Enterprise challenges
Inevitably as the AI landscape matures, the focus is shifting from pure innovation to the rigors of regulatory compliance and data sovereignty.
“As customers move out of modeling into inferencing, they’re also running into more enterprise challenges around the data they are using – such as how do they secure it, how do they protect it, and how do they make it more cyber resilient?” NetApp’s Caley explained.
For example, while many organizations are eager to harness the power of AI, there is a growing reluctance to move sensitive data into centralized, international hyperscale clouds where they may lose control.

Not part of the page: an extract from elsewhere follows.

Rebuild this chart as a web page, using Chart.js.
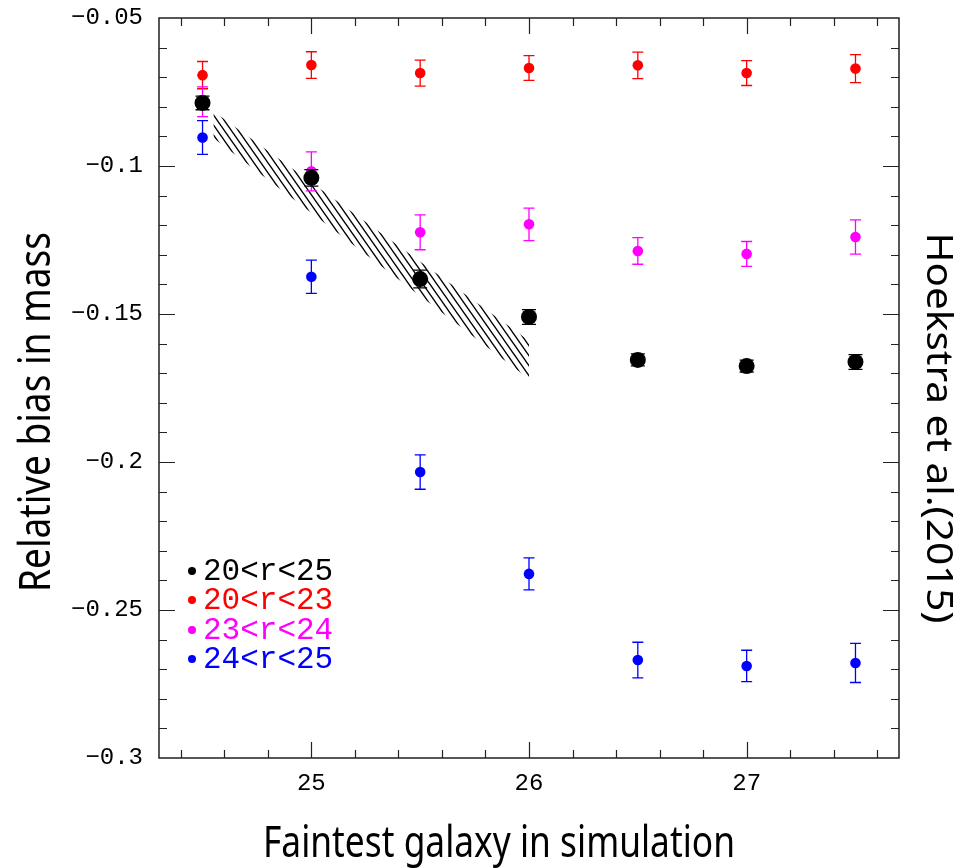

“We’ve been talking about data sovereignty for more than 20 years, but it’s become a heightened topic because of the increased focus on data, the widespread adoption of hyperscalers, and geopolitical tensions around the world,” Pure Storage’s Smith said.
Jason Hammons, VP of Systems Engineering at Vast Data, explained that his company has spent three years developing specific “secure multitenant isolation mechanisms” that allow cloud builders to safely isolate clients and tenants. It claims this architecture provides the level of security that “a regulator in a sovereign nation is going to be very comfortable with,” while still allowing users to take advantage of the massive scale of GPU clusters.
According to Hammons, the platform allows administrators and regulators to have a “very clear and transparent line of sight” to critical audit points, including the specific data a model was trained on at a certain point in time.
Put simply, the AI revolution is rapidly outgrowing its initial obsession with raw GPU performance, instead shifting its focus toward the foundational “plumbing” of memory and storage. While GPUs provide the necessary horsepower, the true challenge for the next era of enterprise AI lies in building efficient data infrastructures that can feed these processors without the crippling bottlenecks of latency and data silos.
Success in this environment requires more than just scaling capacity. It demands an intelligent data services layer that can unify fragmented data and simplify complex pipelines. By adopting a disaggregated architecture and strategic data tiering, organizations may finally begin to balance high levels of performance with cost efficiency.